My father worked in the railway, the then Great Indian Peninsular Railway (GIP), and at the railway institute they used to have an Xmas party for the members' children. Members bought the presents for their children then gave them to the club to be distributed at the party. There would be an Xmas tree, large one as far as I can remember, illuminated, and the gifts would be spread around it, gaily packed, each with the name of the child for whom it was destined.
There was, of course, a Santa Claus, and different members of the club would take turns to play the role. The only condition being that they had to be rather large and with a good ho-ho-ho. My father suited the bill, so the first Santa Claus I saw was my father.
His identity was naturally kept a secret from me, as from the other children. He was dressed in the regulation red tunic with white cotton wool for beard and whiskers. However, underneath the robe I spotted the bottom of his trousers and his shoes. To the other children this may not have meant much, but being his son I knew they were his. I did not believe in Santa Claus even before this discovery, but after this my disbelief was confirmed.
I did not reveal my discovery, partly because I did not want to spoil the fun of the other children, and partly out of respect for my father. In fact, this is the first time I am revealing it. My father's dead, so it does not matter, and the children present on that occasion must be all grown up and elderly and aware that Santa Claus is only an Akbarally salesman dressed up for the occasion.

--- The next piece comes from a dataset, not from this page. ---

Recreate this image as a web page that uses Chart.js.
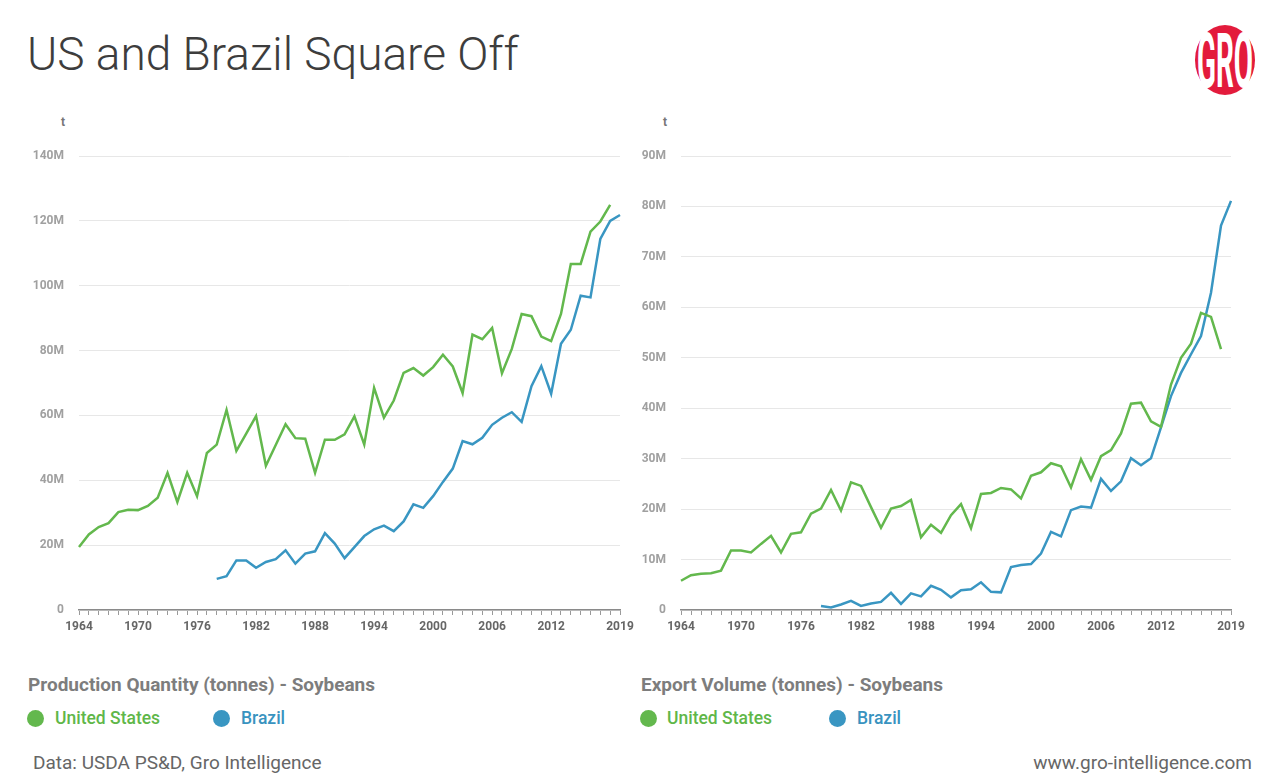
<!DOCTYPE html>
<html>
<head>
<meta charset="utf-8">
<script src="https://cdn.jsdelivr.net/npm/chart.js@4/dist/chart.umd.min.js"></script>
<style>
  html, body { margin: 0; padding: 0; background: #fff; }
  body { width: 1280px; height: 782px; position: relative; overflow: hidden; font-family: Roboto, sans-serif; }
  .abs { position: absolute; white-space: nowrap; }
  .title { left: 27px; top: 31px; font-size: 46px; font-weight: 300; color: #3d3d3d; line-height: 1; }
  .unit { top: 115px; font-size: 12px; font-weight: 700; color: #777; }
  .heading { top: 673px; font-size: 19px; font-weight: 700; color: #7d7d7d; }
  .legend-item { top: 708px; font-size: 17.5px; font-weight: 500; }
  .dot { position: absolute; width: 17px; height: 17px; border-radius: 50%; top: 710px; }
  .footer { top: 751px; font-size: 19px; color: #666; }
  canvas { position: absolute; }
</style>
</head>
<body>
<div class="abs title">US and Brazil Square Off</div>

<svg class="abs" style="left:1190px; top:22px" width="70" height="76" viewBox="1190 22 70 76">
  <ellipse cx="1225" cy="60" rx="30" ry="35" fill="#e31b3c"/>
  <text x="1225" y="46" text-anchor="middle" fill="#fff" font-family="Roboto" font-weight="700" font-size="40"
        textLength="56" lengthAdjust="spacingAndGlyphs" transform="scale(1,1.9)">GRO</text>
</svg>

<div class="abs unit" style="left:61px">t</div>
<div class="abs unit" style="left:663px">t</div>

<div style="position:absolute; left:0; top:100px; width:640px; height:541px;"><canvas id="production-chart"></canvas></div>
<div style="position:absolute; left:620px; top:100px; width:640px; height:541px;"><canvas id="export-chart"></canvas></div>

<div class="abs heading" style="left:28px">Production Quantity (tonnes) - Soybeans</div>
<div class="dot" style="left:27px; background:#63b84d"></div>
<div class="abs legend-item" style="left:55px; color:#5fb749">United States</div>
<div class="dot" style="left:213px; background:#3996c2"></div>
<div class="abs legend-item" style="left:241px; color:#3993c0">Brazil</div>

<div class="abs heading" style="left:641px">Export Volume (tonnes) - Soybeans</div>
<div class="dot" style="left:640px; background:#63b84d"></div>
<div class="abs legend-item" style="left:667px; color:#5fb749">United States</div>
<div class="dot" style="left:829px; background:#3996c2"></div>
<div class="abs legend-item" style="left:857px; color:#3993c0">Brazil</div>

<div class="abs footer" style="left:33px">Data: USDA PS&amp;D, Gro Intelligence</div>
<div class="abs footer" style="right:28px">www.gro-intelligence.com</div>

<script>
// Soybeans, US vs Brazil, 1964-2019 (values in million tonnes)
const years = ['1964','1965','1966','1967','1968','1969','1970','1971','1972','1973',
  '1974','1975','1976','1977','1978','1979','1980','1981','1982','1983',
  '1984','1985','1986','1987','1988','1989','1990','1991','1992','1993',
  '1994','1995','1996','1997','1998','1999','2000','2001','2002','2003',
  '2004','2005','2006','2007','2008','2009','2010','2011','2012','2013',
  '2014','2015','2016','2017','2018','2019'];
const labeledYears = ['1964','1970','1976','1982','1988','1994','2000','2006','2012','2019'];

const usProductionMt = [19.4, 23.3, 25.6, 26.8, 30.2, 30.9, 30.8, 32.1, 34.6, 42.3,
  33.3, 42.3, 35.1, 48.4, 51.0, 61.7, 49.1, 54.4, 59.8, 44.5,
  50.9, 57.3, 53.0, 52.8, 42.3, 52.5, 52.5, 54.2, 59.7, 51.0,
  68.5, 59.3, 64.6, 73.1, 74.6, 72.3, 74.9, 78.7, 75.1, 66.9,
  84.9, 83.5, 87.0, 73.0, 80.5, 91.3, 90.6, 84.3, 82.9, 91.3,
  106.7, 106.7, 116.7, 119.8, 124.9, null];
const brazilProductionMt = [null, null, null, null, null, null, null, null, null, null,
  null, null, null, null, 9.6, 10.4, 15.3, 15.3, 13.0, 14.8,
  15.7, 18.4, 14.3, 17.4, 18.1, 23.7, 20.5, 16.0, 19.4, 22.8,
  24.9, 26.0, 24.3, 27.3, 32.6, 31.5, 35.1, 39.5, 43.6, 52.1,
  51.1, 53.1, 57.1, 59.3, 61.0, 58.0, 69.0, 75.2, 66.7, 82.1,
  86.4, 96.9, 96.4, 114.4, 120.0, 121.8];

const usExportsMt = [5.8, 6.9, 7.2, 7.3, 7.8, 11.8, 11.8, 11.4, 13.1, 14.7,
  11.4, 15.1, 15.4, 19.1, 20.1, 23.8, 19.7, 25.3, 24.6, 20.4,
  16.3, 20.1, 20.6, 21.8, 14.4, 16.9, 15.3, 18.8, 21.0, 16.2,
  23.0, 23.2, 24.2, 23.9, 22.1, 26.6, 27.3, 29.1, 28.5, 24.3,
  29.9, 25.8, 30.5, 31.7, 35.0, 40.9, 41.1, 37.4, 36.3, 44.7,
  50.0, 52.8, 58.9, 58.1, 51.7, null];
const brazilExportsMt = [null, null, null, null, null, null, null, null, null, null,
  null, null, null, null, 0.8, 0.5, 1.1, 1.8, 0.8, 1.3,
  1.6, 3.4, 1.2, 3.3, 2.7, 4.8, 4.0, 2.5, 3.9, 4.1,
  5.5, 3.6, 3.5, 8.5, 8.9, 9.1, 11.2, 15.5, 14.6, 19.8,
  20.5, 20.3, 26.0, 23.6, 25.5, 30.1, 28.7, 30.1, 36.2, 42.4,
  47.0, 50.7, 54.3, 62.9, 76.2, 81.1];

const GREEN = '#63b84d';
const BLUE = '#3996c2';

function lineDataset(label, data, color) {
  return {
    label,
    data,
    borderColor: color,
    backgroundColor: color,
    borderWidth: 2.5,
    pointRadius: 0,
    tension: 0,
    fill: false,
  };
}

function chartOptions(yMax, yStep, yAxisWidth, rightPad) {
  return {
    responsive: true,
    maintainAspectRatio: false,
    animation: false,
    layout: { padding: { top: 56, right: rightPad, bottom: 0, left: 0 } },
    plugins: { legend: { display: false }, tooltip: { enabled: false } },
    scales: {
      x: {
        type: 'category',
        offset: false,
        border: { display: true, color: '#8a8a8a', width: 1.5 },
        grid: { display: true, drawOnChartArea: false, drawTicks: true, tickLength: 5, tickColor: '#9a9a9a' },
        ticks: {
          autoSkip: false,
          maxRotation: 0,
          padding: 5,
          color: '#666',
          font: { family: 'Roboto', size: 12, weight: 'bold' },
          callback: function (value) {
            const label = this.getLabelForValue(value);
            return labeledYears.includes(label) ? label : '';
          },
        },
        afterFit: (scale) => { scale.height = 31; },
      },
      y: {
        min: 0,
        max: yMax,
        border: { display: false },
        grid: { color: '#e7e7e7', lineWidth: 1, drawTicks: false },
        ticks: {
          stepSize: yStep,
          padding: 15,
          color: '#a0a0a0',
          font: { family: 'Roboto', size: 12, weight: 'bold' },
          callback: (v) => (v === 0 ? '0' : v + 'M'),
        },
        afterFit: (scale) => { scale.width = yAxisWidth; },
      },
    },
  };
}

new Chart(document.getElementById('production-chart'), {
  type: 'line',
  data: {
    labels: years,
    datasets: [
      lineDataset('United States', usProductionMt, GREEN),
      lineDataset('Brazil', brazilProductionMt, BLUE),
    ],
  },
  options: chartOptions(140, 20, 79, 20),
});

new Chart(document.getElementById('export-chart'), {
  type: 'line',
  data: {
    labels: years,
    datasets: [
      lineDataset('United States', usExportsMt, GREEN),
      lineDataset('Brazil', brazilExportsMt, BLUE),
    ],
  },
  options: chartOptions(90, 10, 61, 29),
});
</script>
</body>
</html>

The upper echelons of the railways were then staffed by the English. Probably that was one reason why the trains ran so efficiently in those days, but that is another matter. They were known as Saabs, and, in fact, the powerhouse superintendent, where my father worked, was known as barra saab. There was a Mr. Turner and a Mr. Ham and a Mr. Lucas and a Mr. Buick, but the last-mentioned was an Anglo Indian, he did not count. Their large presence, I would say, was responsible for the Xmas celebrations.
Their children would be studying in England, but they would come down for the Xmas holidays. And I would be one of the children who, on Xmas mornings, carried gifts to their homes. A rather chamcha thing to do, I now realise, but it was different then.
Independence saw the Indianisation of the railways. All the Turners and Hams went home, putting their dogs to sleep before leaving. Since they could not take the dogs home because of the strict quarantine rules and because they could not leave them with Indian families who may not know how to treat dogs.
I remember the new officers who came in or were promoted, post Independence. There was a Mr. Sitaraman, a Mr. Govindan, a Mr. Naidu.